= REQUIRED WORK =
Scan the listing and work out how many lines contain the word "this". Nothing but the number should be given.

= GIVEN ENTRIES =
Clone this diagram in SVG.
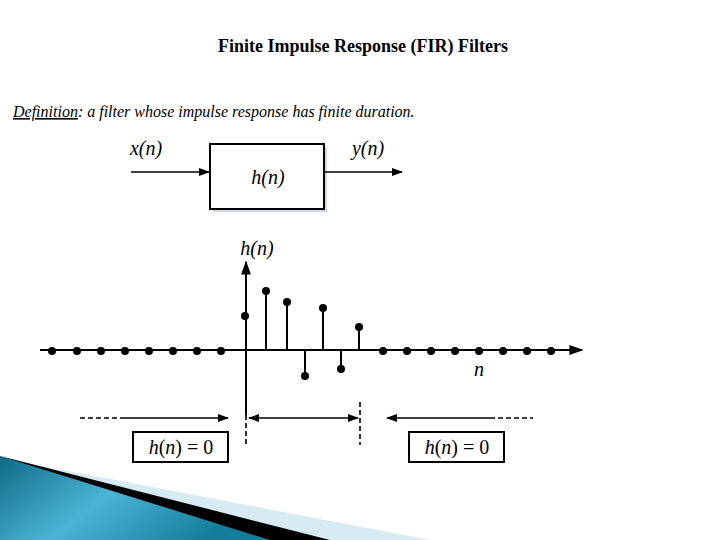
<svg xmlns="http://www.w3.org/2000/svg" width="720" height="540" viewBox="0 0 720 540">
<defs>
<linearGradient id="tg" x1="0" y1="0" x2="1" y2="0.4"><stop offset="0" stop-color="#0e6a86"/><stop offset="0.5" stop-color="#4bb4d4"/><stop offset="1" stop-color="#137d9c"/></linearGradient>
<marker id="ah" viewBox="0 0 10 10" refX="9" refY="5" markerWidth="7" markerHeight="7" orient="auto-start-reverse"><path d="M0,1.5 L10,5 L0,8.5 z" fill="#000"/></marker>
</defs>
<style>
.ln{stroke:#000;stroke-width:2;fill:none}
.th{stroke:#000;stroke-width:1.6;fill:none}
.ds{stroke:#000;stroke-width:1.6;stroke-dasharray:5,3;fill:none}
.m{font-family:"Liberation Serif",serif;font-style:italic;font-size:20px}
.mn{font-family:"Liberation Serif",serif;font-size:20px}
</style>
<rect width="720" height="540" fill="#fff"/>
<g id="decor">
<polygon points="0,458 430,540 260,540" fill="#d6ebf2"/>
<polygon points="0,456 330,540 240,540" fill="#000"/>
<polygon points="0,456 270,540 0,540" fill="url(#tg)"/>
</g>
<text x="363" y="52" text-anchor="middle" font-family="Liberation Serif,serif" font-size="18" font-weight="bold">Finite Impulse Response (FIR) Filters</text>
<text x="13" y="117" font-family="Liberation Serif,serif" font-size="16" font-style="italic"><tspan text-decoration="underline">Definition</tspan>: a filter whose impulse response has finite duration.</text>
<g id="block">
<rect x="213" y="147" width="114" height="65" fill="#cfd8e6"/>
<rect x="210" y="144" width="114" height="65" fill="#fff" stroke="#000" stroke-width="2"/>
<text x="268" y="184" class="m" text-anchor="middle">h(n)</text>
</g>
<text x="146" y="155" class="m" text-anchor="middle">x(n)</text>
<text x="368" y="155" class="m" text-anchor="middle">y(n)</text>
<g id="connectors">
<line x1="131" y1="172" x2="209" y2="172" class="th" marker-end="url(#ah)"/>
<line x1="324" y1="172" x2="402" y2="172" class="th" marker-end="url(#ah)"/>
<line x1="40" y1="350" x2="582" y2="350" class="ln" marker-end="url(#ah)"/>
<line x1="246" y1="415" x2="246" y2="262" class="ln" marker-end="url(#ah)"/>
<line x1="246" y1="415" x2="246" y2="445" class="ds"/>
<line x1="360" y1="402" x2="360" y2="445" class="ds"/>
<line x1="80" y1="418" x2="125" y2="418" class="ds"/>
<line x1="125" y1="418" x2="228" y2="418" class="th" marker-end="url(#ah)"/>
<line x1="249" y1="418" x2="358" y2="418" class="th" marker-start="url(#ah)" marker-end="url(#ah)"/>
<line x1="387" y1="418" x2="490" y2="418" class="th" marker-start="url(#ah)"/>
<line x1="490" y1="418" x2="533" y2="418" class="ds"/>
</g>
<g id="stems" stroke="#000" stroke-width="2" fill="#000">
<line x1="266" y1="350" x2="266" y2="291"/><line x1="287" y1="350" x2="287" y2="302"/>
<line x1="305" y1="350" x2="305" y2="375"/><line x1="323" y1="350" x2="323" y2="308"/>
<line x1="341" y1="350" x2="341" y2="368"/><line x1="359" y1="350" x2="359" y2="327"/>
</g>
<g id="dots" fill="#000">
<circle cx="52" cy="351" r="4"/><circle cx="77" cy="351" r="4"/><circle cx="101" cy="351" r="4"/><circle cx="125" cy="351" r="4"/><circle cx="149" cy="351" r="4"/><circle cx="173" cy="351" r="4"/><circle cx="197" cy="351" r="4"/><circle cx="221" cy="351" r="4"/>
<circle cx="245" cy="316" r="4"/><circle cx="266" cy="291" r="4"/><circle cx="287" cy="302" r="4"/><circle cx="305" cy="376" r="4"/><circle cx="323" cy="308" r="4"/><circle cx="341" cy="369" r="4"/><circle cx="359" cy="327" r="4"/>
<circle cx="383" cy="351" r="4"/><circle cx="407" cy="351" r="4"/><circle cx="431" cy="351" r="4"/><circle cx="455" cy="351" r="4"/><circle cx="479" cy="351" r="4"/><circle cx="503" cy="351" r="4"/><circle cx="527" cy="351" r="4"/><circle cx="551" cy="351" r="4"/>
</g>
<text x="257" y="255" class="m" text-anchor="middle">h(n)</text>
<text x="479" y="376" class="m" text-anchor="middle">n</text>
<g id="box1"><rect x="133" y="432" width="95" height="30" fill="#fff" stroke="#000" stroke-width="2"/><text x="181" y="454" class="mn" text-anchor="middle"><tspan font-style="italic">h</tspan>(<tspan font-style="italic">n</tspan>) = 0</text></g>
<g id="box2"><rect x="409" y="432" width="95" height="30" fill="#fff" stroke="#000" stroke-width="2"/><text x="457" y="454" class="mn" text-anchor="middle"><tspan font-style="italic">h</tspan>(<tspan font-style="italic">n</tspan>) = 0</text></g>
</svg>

--

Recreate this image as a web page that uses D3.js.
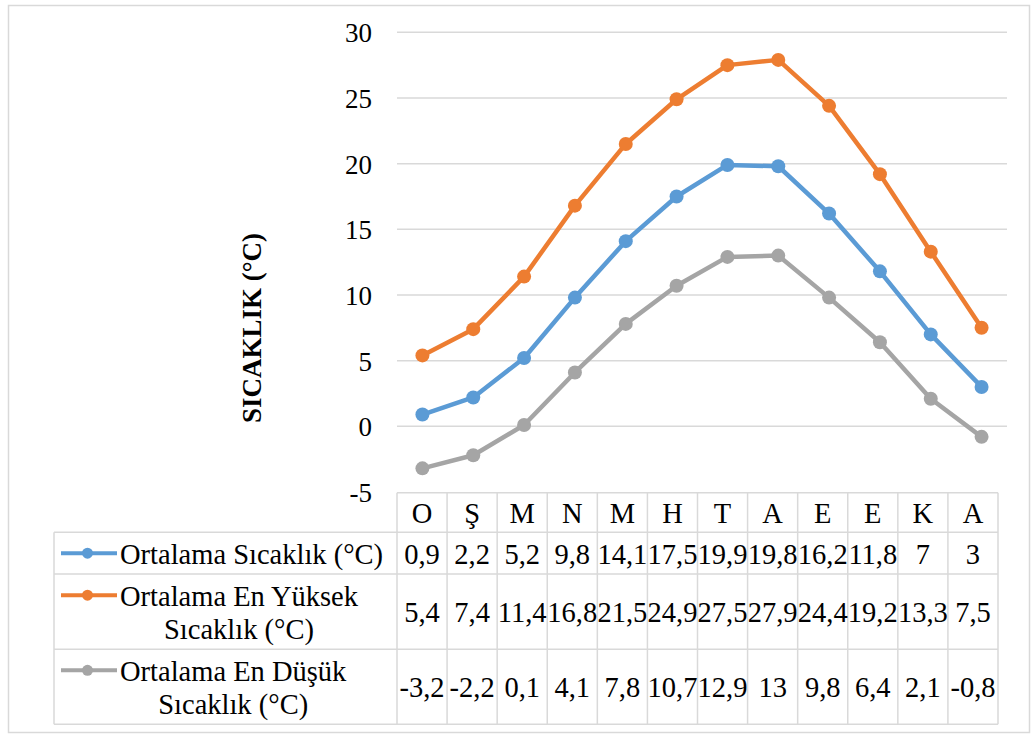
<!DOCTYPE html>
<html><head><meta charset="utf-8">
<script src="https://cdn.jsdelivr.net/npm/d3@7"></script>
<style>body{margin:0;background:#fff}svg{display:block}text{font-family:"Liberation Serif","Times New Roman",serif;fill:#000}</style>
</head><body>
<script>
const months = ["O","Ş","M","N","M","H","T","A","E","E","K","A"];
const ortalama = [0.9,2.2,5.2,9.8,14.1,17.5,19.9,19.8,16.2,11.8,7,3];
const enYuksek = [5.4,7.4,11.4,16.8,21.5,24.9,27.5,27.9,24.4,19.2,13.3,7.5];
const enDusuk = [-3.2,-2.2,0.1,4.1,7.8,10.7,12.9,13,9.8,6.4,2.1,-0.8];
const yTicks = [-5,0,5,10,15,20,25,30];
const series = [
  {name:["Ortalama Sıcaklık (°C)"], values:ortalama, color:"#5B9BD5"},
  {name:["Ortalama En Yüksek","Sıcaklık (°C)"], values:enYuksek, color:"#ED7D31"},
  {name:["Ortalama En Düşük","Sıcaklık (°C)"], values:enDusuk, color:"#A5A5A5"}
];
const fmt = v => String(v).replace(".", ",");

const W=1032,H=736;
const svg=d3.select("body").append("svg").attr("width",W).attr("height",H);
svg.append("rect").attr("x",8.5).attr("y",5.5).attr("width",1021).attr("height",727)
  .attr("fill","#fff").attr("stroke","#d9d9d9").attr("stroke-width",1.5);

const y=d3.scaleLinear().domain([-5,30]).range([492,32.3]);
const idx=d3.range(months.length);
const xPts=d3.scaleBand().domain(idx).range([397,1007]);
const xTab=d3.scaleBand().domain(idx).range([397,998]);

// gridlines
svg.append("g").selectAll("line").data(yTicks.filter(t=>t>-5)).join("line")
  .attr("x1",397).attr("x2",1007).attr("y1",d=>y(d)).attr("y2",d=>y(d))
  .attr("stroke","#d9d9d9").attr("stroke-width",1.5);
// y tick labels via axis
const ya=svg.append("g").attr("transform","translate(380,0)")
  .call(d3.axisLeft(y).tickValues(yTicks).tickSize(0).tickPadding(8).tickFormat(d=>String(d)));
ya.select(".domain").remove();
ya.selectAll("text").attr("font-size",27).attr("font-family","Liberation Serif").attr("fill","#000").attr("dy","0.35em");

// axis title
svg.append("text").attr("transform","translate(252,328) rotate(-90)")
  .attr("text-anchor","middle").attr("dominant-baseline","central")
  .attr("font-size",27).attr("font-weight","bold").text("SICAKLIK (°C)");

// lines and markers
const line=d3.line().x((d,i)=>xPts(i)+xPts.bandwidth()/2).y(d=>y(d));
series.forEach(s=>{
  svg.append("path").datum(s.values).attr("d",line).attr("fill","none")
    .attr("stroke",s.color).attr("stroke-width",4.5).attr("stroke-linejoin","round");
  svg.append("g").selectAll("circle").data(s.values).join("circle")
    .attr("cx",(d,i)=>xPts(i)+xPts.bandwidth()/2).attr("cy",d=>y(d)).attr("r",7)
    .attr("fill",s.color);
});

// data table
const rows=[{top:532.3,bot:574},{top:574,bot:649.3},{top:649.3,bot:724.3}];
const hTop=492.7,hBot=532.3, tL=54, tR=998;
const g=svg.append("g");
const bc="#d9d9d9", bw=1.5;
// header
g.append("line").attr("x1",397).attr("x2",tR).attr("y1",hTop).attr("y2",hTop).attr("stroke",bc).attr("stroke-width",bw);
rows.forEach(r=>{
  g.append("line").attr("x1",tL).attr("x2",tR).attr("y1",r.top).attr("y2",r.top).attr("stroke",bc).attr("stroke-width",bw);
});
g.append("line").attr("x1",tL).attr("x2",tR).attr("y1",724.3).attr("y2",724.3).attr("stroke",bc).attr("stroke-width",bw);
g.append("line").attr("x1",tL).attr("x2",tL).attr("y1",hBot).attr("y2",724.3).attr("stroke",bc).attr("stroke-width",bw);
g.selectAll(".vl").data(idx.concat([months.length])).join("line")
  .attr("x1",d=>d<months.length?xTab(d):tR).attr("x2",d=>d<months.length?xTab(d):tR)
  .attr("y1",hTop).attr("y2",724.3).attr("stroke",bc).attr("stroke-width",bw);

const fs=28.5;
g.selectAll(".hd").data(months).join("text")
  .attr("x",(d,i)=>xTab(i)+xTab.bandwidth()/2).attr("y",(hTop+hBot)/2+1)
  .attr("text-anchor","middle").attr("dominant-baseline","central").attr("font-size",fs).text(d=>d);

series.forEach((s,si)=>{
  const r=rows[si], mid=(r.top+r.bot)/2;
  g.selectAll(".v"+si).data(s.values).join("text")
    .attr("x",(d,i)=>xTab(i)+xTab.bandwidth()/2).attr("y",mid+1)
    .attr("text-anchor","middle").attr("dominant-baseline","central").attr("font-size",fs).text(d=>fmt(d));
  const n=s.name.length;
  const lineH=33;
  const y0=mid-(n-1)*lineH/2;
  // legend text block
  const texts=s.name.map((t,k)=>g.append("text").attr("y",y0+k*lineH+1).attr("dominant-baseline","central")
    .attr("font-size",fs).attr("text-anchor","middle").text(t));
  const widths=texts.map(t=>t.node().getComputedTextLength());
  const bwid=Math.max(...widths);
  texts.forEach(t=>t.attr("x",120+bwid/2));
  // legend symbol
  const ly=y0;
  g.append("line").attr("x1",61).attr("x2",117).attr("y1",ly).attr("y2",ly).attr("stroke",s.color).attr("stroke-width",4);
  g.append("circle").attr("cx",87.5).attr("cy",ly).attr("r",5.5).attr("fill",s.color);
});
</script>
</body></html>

...

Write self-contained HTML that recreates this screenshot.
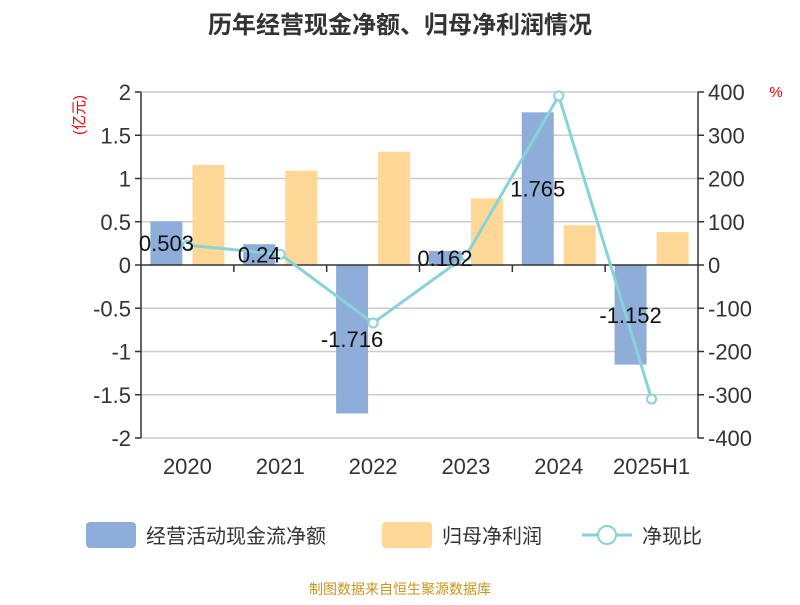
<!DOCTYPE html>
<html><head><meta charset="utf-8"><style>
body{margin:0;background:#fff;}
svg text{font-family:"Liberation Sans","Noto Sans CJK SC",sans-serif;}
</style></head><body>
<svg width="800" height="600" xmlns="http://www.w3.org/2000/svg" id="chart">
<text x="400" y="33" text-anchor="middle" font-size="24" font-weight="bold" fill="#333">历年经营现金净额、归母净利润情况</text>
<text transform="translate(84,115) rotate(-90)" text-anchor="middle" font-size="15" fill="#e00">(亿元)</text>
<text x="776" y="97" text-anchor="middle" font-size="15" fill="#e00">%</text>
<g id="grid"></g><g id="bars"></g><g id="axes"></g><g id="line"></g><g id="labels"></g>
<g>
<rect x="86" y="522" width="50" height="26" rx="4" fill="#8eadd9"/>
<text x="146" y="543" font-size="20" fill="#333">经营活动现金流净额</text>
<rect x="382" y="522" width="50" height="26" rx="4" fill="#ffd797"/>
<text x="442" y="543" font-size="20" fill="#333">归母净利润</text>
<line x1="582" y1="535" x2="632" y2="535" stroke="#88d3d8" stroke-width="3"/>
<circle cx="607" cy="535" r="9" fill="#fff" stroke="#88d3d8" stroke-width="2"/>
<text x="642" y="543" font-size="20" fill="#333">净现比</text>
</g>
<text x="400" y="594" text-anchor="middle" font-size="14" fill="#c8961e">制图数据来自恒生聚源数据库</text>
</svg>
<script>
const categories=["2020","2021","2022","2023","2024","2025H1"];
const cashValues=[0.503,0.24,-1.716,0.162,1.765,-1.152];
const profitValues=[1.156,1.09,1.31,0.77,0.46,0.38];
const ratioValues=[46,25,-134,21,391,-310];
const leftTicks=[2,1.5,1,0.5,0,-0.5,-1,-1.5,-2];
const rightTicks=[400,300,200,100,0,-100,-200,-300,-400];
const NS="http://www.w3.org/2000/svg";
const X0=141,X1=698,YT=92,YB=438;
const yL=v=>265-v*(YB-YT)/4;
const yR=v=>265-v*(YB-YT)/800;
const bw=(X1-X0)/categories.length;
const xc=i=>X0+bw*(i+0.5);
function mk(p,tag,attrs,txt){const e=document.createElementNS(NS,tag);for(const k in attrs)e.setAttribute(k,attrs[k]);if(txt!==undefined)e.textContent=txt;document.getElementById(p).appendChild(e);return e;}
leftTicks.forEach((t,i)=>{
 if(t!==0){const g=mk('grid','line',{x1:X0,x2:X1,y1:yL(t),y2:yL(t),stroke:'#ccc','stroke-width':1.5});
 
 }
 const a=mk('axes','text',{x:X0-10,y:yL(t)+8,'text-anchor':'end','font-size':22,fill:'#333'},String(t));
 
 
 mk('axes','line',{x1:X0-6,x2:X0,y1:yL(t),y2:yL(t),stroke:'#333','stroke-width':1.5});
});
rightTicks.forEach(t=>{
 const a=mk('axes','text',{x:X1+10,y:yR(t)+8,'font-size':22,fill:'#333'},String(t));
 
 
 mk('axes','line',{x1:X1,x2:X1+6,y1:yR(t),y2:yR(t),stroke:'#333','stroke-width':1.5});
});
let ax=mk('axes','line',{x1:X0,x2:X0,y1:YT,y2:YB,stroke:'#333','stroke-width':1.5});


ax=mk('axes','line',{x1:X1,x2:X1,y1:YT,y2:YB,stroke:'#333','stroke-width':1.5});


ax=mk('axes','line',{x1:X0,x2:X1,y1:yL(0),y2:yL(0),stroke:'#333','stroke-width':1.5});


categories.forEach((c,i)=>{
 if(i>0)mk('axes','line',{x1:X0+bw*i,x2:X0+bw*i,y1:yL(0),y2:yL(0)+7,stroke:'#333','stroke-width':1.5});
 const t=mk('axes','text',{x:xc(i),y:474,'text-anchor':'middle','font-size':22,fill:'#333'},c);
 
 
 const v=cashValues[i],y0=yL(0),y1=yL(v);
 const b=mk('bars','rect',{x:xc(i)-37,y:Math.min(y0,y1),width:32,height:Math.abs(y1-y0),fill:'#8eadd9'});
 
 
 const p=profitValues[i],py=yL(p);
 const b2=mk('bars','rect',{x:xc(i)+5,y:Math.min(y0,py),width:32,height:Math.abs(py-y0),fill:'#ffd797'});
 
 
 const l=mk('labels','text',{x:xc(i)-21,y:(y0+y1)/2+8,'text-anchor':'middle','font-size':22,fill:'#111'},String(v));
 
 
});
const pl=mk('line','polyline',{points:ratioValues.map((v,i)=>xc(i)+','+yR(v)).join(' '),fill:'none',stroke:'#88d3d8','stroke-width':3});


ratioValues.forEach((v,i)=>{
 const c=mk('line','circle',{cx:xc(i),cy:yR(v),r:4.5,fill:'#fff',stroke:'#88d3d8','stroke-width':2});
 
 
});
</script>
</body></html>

= TASK RESULT =
3